Submitted by An_Old_Big_Tree in CritiqueThis (edited )
”Anarchists are people who want to immediately abolish the state after the revolution and do not want a replacement state. That's the simplest terms. I was definitely an anarchist. A lot of MLs used to be anarchists.” (source)
I think that for most people, the introductory grip on anarchism once they begin to get it (not including Chomskyan justified authority stuff) is a position like this - Anarchists want to abolish the state and capital and all hierarchies and move to a stateless moneyless society, without an intermediary state that comes into power in order to conscientise the people and wither away.
This position is highly limited but true, and it is useful to use to explain to noobs what anarchism is to get them on board enough to dig deeper. I think that this truth is several removes away from what anarchism is.

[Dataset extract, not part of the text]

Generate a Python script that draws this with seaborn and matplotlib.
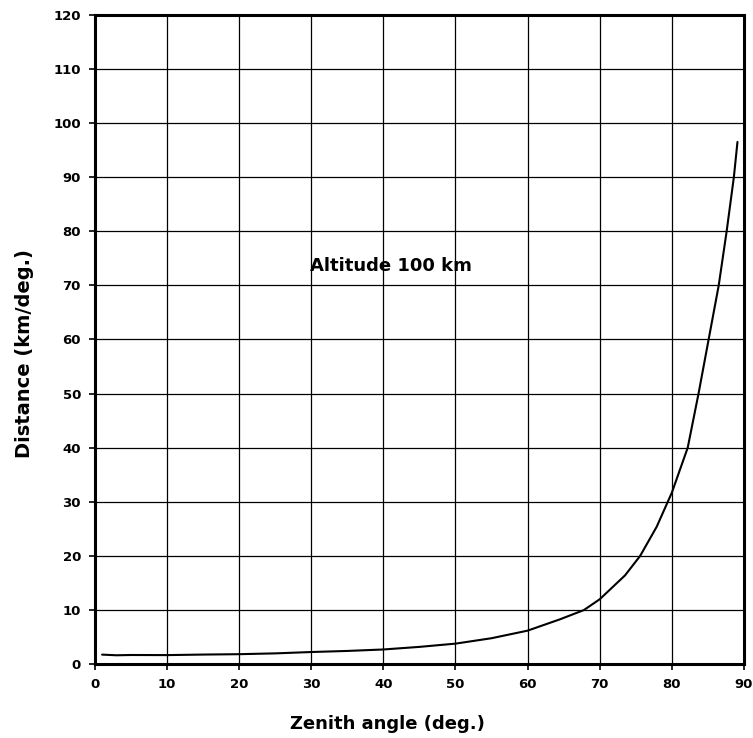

People who dig a bit deeper often come to a position like this: Anarchism is against political mediation. We are ok with affecting the political world, but no politicians. Ok with spirituality, but no priests. No specialists structuring our immediate relation to the world we affect - where every mediation is an alienation. This extends pretty far, with people like Zerzan critiquing symbolic thought and language in terms of the alienation that mediation brings.
Deeper still is what I consider the core anti-authoritarian principle that is the seed of anarchist everything. The overthrow of external impositions, (rejection of impositions from Outside, transcendent things). The consequences of the are very far-reaching, for how we understand being subjects, for how we apprehend being, it literally changes the structure of our thought, or in Deleuze’s terms, it is the abolishing of the 'dogmatic image of thought', which is in simple terms how the form of our thought itself is authoritarian and justifies authority (Deleuze calls it State Thought). I wish I had more energy for this, and it’s at this part that this post will be inadequate. I have a friend who’s writing about it right now and I’m going to publish that thing on the anarchist library first chance I get. But it’s supposed to be like a book-length thing lol.
What we find is that in simple form, theoretically anarchism is the permanent calculated revolt against transcendent forms, an orientation in the present that opens up unforeseen possibilities and un-forecloses the future. That time element, the orientation in the present that un-forecloses the future - the orientation itself is an instantiation of a set of anti-authoritarian relations - that is what anarchists call prefiguration. And that is what anarchism is.
Years of doing unmaking external impositions completely reorients you, bodily. It’s a huge bodily change for most people, I think. It’s a deep attunement to flows of power, a sensitivity to impositions from outside, one that literally affects your perception. And the orientation brings you to hunt transcendence to destroy it, everywhere always, it brings you to live in good faith because it’s what you want for yourself, you can be as selfish as you want, because when we destroy transcendence we destroy simplistic ideas of the individual and we recognise how what is preferable for us is bound up in what is liberating and joyous for others.
So yeah, anarchism is about getting to a decentralised moneyless society without the help of an intermediary state. But that’s not what anarchism is. Anarchism is prefiguration, and it is in your body.
An_Old_Big_Tree OP wrote
I'm not discounting people who have not gone this deep. I think they can be called anarchists if they are continuing that journey. But whenever you hear about people who say that they "used to be anarchist" it is invariably only in the shallow sense.